(Problem to solve):
Repeat only the lines below that run from the line with "Write a component" to the line with "Chart.register(...registerables);", ends included; skip every picture.

(Given information):
========
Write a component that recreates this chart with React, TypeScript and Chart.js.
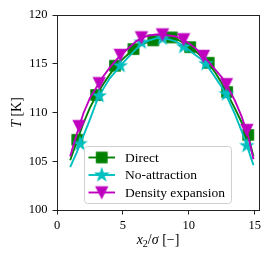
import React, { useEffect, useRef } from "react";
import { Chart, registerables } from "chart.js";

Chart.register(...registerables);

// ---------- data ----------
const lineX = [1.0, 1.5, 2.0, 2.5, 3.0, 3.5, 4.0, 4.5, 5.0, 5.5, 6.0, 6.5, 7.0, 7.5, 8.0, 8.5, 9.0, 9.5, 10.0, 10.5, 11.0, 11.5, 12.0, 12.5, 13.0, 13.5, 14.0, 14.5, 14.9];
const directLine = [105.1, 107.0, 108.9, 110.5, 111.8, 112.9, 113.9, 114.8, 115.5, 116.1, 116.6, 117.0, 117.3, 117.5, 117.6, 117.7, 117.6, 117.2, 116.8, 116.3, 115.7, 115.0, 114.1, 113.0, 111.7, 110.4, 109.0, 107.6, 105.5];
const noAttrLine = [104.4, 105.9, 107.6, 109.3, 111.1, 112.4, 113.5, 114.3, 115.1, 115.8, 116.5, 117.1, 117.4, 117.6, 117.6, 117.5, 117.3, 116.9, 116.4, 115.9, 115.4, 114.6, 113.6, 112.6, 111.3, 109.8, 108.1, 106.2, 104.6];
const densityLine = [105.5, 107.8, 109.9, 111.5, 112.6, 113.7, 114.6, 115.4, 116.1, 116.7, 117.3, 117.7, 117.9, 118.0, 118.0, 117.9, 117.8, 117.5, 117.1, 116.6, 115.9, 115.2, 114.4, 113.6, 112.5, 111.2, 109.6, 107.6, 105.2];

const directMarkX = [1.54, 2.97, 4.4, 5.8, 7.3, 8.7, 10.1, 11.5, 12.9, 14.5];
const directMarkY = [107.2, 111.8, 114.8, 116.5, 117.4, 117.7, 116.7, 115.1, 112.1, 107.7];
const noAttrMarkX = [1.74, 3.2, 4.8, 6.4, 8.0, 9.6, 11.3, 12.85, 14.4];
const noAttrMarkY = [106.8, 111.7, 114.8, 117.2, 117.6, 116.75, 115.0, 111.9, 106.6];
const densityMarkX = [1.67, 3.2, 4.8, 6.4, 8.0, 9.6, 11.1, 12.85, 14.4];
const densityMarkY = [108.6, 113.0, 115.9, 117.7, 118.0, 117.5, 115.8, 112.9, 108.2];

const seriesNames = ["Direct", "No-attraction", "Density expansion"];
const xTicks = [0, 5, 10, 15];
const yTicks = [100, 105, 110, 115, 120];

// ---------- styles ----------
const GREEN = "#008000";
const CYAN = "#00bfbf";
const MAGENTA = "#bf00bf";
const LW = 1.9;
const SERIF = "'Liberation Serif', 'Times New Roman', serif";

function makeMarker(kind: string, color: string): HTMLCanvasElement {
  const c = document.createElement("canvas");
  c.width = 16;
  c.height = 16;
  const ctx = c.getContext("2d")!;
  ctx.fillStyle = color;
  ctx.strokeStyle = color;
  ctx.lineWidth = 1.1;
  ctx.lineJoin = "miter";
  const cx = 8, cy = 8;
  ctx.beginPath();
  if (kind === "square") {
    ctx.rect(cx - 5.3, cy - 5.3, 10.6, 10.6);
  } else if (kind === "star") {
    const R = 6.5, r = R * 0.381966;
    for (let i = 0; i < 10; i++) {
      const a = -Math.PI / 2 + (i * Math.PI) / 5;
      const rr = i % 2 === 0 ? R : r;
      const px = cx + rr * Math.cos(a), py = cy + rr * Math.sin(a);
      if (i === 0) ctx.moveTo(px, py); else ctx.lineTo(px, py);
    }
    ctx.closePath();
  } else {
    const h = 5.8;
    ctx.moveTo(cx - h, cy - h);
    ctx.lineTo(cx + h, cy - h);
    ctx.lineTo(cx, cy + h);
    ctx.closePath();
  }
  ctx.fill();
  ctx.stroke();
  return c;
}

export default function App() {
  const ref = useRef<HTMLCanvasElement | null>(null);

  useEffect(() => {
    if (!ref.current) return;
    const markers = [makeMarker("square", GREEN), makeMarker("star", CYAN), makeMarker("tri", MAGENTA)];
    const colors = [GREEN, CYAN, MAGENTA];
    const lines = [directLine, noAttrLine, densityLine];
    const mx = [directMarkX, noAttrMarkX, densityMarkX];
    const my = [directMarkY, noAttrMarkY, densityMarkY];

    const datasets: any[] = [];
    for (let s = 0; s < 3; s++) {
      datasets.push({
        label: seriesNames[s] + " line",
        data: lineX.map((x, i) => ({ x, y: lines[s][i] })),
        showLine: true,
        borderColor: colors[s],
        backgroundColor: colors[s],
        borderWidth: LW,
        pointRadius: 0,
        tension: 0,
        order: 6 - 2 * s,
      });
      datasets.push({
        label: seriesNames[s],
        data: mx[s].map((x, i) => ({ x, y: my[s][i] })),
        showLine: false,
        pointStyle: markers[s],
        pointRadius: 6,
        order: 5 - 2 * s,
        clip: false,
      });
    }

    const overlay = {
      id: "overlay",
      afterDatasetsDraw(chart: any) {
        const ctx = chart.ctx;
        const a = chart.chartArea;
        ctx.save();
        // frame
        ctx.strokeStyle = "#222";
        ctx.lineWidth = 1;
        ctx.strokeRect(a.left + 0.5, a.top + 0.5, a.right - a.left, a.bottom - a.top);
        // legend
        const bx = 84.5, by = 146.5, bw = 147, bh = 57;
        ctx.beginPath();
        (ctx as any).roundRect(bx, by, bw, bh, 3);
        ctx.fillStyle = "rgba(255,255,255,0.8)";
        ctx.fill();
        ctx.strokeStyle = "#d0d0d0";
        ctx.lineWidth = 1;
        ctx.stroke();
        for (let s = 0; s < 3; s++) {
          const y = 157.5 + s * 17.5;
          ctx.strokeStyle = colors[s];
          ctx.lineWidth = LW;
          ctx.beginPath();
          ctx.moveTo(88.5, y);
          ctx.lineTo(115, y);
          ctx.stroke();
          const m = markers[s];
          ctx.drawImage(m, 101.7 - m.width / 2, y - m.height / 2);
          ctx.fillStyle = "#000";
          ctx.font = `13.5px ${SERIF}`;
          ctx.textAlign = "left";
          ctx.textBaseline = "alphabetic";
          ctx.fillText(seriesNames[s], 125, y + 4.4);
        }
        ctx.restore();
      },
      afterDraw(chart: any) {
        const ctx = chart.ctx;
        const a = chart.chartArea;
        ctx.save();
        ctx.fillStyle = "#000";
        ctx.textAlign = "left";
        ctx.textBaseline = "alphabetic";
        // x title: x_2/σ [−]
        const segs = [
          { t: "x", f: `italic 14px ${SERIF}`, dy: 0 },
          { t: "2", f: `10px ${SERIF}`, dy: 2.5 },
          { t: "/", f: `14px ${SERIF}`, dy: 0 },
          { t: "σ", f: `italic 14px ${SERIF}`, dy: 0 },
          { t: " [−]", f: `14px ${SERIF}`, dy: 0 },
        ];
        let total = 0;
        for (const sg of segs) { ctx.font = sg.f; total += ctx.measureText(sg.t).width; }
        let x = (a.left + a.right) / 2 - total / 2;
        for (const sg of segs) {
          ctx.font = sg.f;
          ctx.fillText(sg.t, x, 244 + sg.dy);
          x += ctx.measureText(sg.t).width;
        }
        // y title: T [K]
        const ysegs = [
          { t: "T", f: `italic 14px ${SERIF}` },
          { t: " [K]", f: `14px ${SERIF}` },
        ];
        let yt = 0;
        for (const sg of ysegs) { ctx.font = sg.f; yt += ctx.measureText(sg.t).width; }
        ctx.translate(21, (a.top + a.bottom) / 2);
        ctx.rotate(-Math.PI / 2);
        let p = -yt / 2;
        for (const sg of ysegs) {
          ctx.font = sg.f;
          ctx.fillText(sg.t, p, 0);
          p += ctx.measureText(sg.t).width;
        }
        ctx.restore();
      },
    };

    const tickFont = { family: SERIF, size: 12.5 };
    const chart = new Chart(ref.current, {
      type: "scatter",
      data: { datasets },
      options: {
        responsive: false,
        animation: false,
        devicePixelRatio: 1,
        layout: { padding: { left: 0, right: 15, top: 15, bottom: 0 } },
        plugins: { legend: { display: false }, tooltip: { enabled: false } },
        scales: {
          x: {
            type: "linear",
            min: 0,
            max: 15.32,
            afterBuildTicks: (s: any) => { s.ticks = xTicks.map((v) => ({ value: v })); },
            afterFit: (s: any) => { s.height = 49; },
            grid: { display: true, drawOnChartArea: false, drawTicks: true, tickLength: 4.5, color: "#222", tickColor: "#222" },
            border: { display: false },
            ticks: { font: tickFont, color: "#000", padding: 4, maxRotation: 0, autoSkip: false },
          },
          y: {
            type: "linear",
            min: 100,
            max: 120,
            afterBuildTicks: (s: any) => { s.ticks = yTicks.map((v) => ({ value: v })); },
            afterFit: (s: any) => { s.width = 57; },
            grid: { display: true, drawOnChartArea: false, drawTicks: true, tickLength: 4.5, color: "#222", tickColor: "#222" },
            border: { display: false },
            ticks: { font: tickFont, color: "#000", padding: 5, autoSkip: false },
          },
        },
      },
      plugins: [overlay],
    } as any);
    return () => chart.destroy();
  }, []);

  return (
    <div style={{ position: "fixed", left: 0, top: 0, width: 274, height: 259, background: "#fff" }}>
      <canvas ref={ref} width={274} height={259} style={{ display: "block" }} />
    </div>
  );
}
========
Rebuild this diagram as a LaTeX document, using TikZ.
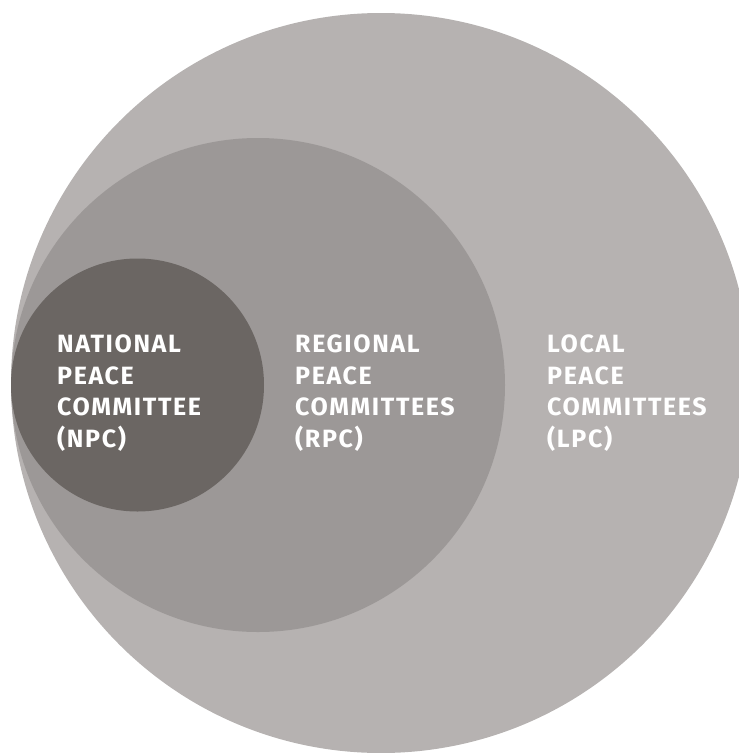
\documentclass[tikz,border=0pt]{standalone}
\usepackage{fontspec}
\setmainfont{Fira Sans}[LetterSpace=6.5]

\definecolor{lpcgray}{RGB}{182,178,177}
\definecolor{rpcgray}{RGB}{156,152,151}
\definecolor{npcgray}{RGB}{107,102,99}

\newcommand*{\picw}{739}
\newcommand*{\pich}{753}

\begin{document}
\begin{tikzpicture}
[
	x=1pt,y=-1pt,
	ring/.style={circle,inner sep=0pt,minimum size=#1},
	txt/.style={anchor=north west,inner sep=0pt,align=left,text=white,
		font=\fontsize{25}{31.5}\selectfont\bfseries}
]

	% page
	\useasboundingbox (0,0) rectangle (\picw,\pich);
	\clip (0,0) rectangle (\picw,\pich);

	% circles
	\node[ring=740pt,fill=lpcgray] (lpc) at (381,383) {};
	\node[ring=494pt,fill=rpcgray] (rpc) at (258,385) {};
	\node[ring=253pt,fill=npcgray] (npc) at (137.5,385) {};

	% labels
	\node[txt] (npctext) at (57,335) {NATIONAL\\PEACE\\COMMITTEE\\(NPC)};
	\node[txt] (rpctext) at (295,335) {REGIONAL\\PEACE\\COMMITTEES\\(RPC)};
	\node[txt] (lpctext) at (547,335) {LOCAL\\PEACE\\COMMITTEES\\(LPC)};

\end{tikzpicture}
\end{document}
========
(Exercise response):
Write a component that recreates this chart with React, TypeScript and Chart.js.
import React, { useEffect, useRef } from "react";
import { Chart, registerables } from "chart.js";

Chart.register(...registerables);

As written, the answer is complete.